Wooldridge suggests a solution to this that aligns very well with the popular lyrics of the Lumineers and Fun. “Seek out children. Jot down what they say,” Wooldridge writes. “We can find poems just by listening, being a scribe and catching the words.”

Poetry is life dreaming out loud. Let’s dream in verse…let’s look up.

 

Empires of the Mind April 24, 2013

Mom, dad and I played around in the backyard together today. We all got dirty with mud, but we smiled and we laughed under the springy afternoon sun. It lasted about a half hour, but it was one of those half hours that remind you to be grateful to be alive.

I was grateful for the moments, but the recent loss of Rusty makes me stop and think. What would happen to these moments if I weren’t in them? I’m sure mom and dad would enjoy each other’s company, but I wouldn’t be there to interrupt. I wouldn’t be there to try to intercept the softball they were throwing back and forth. I wouldn’t be there to make them smile.

Don’t be silly, I told myself, they would be smiling without you here. While I know that’s true, I can’t bear the thought. It’s a funny feeling, to be sure. I certainly don’t wish them ill, but today when we were all happy together, I wondered a bit about what would happen when I wasn’t part of the playful picture.Happiness Captured

To especially the non-dog-lover/owner, it might sound silly, but I can tell how attached to me my mom is. She tells me she loves me more than enough to make up for the neglect and abuse of my past and I appreciate every single loving scratch, thoughtful comment, or unexpected (albeit occasionally lung-crushing) hug. Dad is a little more guarded (at least when mom’s around), but as I’ve said before, we have our moments when it’s just the two of us when I am certain his feelings for me are purely loving (whether he admits it aloud or not).

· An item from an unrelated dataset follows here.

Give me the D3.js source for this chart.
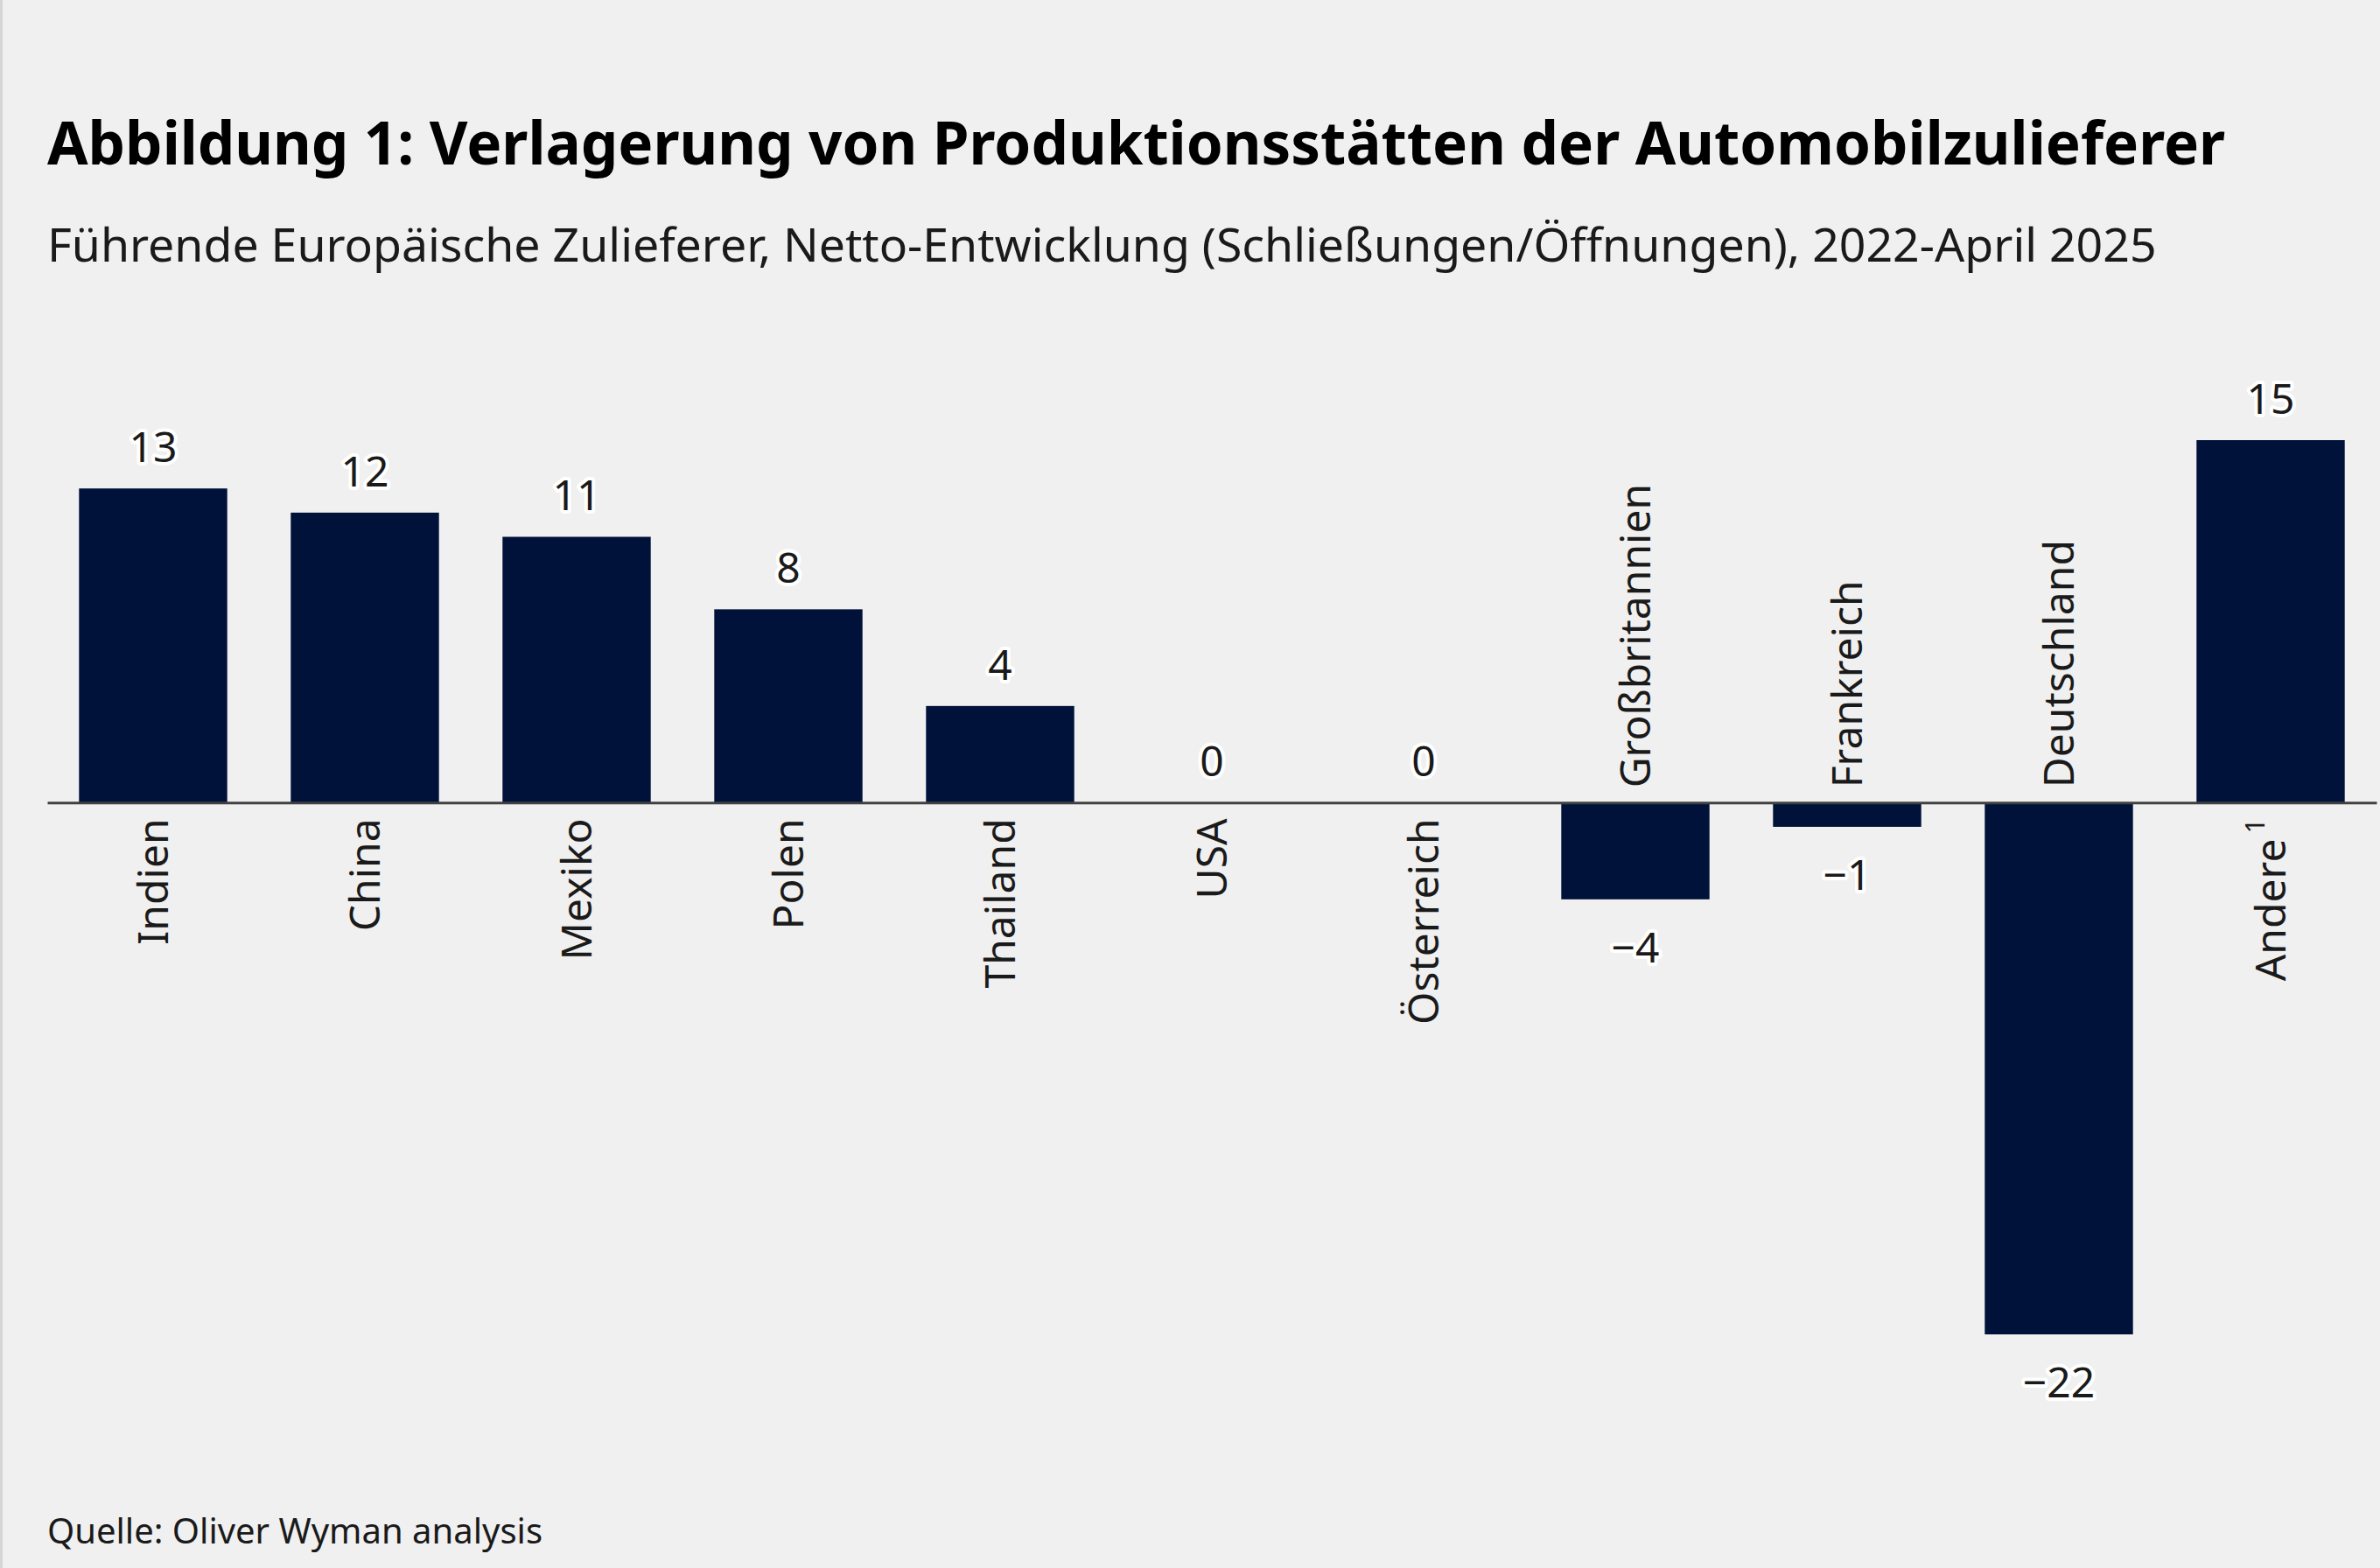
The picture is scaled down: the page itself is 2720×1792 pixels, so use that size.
<!DOCTYPE html>
<html>
<head>
<meta charset="utf-8">
<script src="https://cdn.jsdelivr.net/npm/d3@7"></script>
<style>
  html, body { margin: 0; padding: 0; background: #f0f0f0; }
  svg { display: block; font-family: "Noto Sans", "Open Sans", sans-serif; }
</style>
</head>
<body>
<script>
// chart data
const countries = ["Indien", "China", "Mexiko", "Polen", "Thailand", "USA", "Österreich",
                   "Großbritannien", "Frankreich", "Deutschland", "Andere"];
const values = [13, 12, 11, 8, 4, 0, 0, -4, -1, -22, 15];
const footnoteMark = { "Andere": "1" };

const w = 2720;
const h = 1792;

const svg = d3.select("body")
    .append("svg")
    .attr("width", w)
    .attr("height", h);

svg.append("rect")
    .attr("width", w).attr("height", h)
    .attr("fill", "#f0f0f0");

// thin left border like in the original
svg.append("rect")
    .attr("x", 0).attr("y", 0)
    .attr("width", 3).attr("height", h)
    .attr("fill", "#d6d6d6");

svg.append("text")
    .attr("x", 54).attr("y", 188)
    .attr("font-size", 67.3)
    .attr("font-weight", 700)
    .attr("fill", "#000")
    .text("Abbildung 1: Verlagerung von Produktionsstätten der Automobilzulieferer");

svg.append("text")
    .attr("x", 54).attr("y", 299)
    .attr("font-size", 53.6)
    .attr("fill", "#1a1a1a")
    .text("Führende Europäische Zulieferer, Netto-Entwicklung (Schließungen/Öffnungen), 2022-April 2025");

svg.append("text")
    .attr("x", 54).attr("y", 1764)
    .attr("font-size", 40)
    .attr("fill", "#1a1a1a")
    .text("Quelle: Oliver Wyman analysis");

const data = countries.map((c, i) => ({ name: c, value: values[i] }));

const x = d3.scaleBand()
    .domain(countries)
    .range([54, 2716])
    .paddingInner(0.3)
    .paddingOuter(0.15);

const y = d3.scaleLinear()
    .domain([-22, 15])
    .range([1525, 503]);

const barColor = "#01123a";

svg.selectAll("rect.bar")
    .data(data)
    .enter()
    .append("rect")
    .attr("class", "bar")
    .attr("x", d => x(d.name))
    .attr("width", x.bandwidth())
    .attr("y", d => Math.min(y(d.value), y(0)))
    .attr("height", d => Math.abs(y(d.value) - y(0)))
    .attr("fill", barColor);

// axis along zero line
const axis = svg.append("g")
    .attr("transform", `translate(0,${y(0)})`)
    .call(d3.axisBottom(x).tickSize(0).tickSizeOuter(0));

axis.select(".domain")
    .attr("stroke", "#404040")
    .attr("stroke-width", 3);

const byName = new Map(data.map(d => [d.name, d.value]));

axis.selectAll(".tick text")
    .attr("font-family", "Noto Sans, Open Sans, sans-serif")
    .attr("font-size", 48)
    .attr("fill", "#1a1a1a")
    .attr("y", null)
    .attr("dy", "0.36em")
    .attr("text-anchor", d => byName.get(d) < 0 ? "start" : "end")
    .attr("transform", d => byName.get(d) < 0
        ? "translate(0,-17) rotate(-90)"
        : "translate(0,18) rotate(-90)")
    .each(function(d) {
        if (footnoteMark[d]) {
            d3.select(this).append("tspan")
                .attr("font-size", 30)
                .attr("dx", 6)
                .attr("dy", "-0.8em")
                .text(footnoteMark[d]);
        }
    });

const fmt = v => v < 0 ? "\u2212" + Math.abs(v) : String(v);

svg.selectAll("text.val")
    .data(data)
    .enter()
    .append("text")
    .attr("class", "val")
    .attr("x", d => x(d.name) + x.bandwidth() / 2)
    .attr("y", d => d.value < 0 ? y(d.value) + 72 : y(d.value) - 30)
    .attr("text-anchor", "middle")
    .attr("font-size", 48)
    .attr("fill", "#1a1a1a")
    .attr("stroke", "#ffffff")
    .attr("stroke-width", 8)
    .attr("stroke-linejoin", "round")
    .attr("paint-order", "stroke")
    .text(d => fmt(d.value));
</script>
</body>
</html>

So today, when we were all playing together and they were both laughing like ninnies, it surprised me when I closed my eyes and saw something shocking. I wasn’t in the picture, but a dog that looked just like me was there in my place. Mom and dad were laughing, just like they did today, with this stranger dog. There were strange little people there too. A little boy and his younger sister, I would guess them to be eight- and four-years-old were there, laughing harder than I’d ever seen mom and dad laugh.

They were playing together, as a family, laughing and happy. My gut reaction was to moan and cry because I wasn’t part of this vision of the future. But that’s not true to the unconditional love I feel for my forever family. I do hope I get to meet these little people someday. I hope as well that I get to see them laugh like I did in my thoughts today.

I also know today was not the last time mom, dad and I will play around together in our backyard. I know it’s not the last time we’ll smile and laugh at each other as we get dirty with mud. I know it’s certainly not the last time I will take a moment’s pause to be grateful for moments like this in my life. But today was also a reminder of what it’s like to love unconditionally (as us dogs are so gifted at that).

“The empires of the future are the empires of the mind,” said the great political leader, artist, and writer Winston Churchill. Well, today I realized how much I hope the empire in my mind is reflected in the future whether or not I’m in it.

I realized it’s way too easy for me to feel betrayed, left behind and forgotten by images like what I saw in my head today. Well, I’ve never been one to take the easy road and I certainly don’t intend to start doing so now. Instead I choose to challenge myself to see the silver lining. Instead I see these images as a blessing of what’s to come. Instead I see the empire in my mind and realize how much I hope there is a dog just like me there to show the family I love more than life itself all the love I won’t be able to when I’m gone. Happiness like we had today will not stop when I’m gone if I have anything to say about it.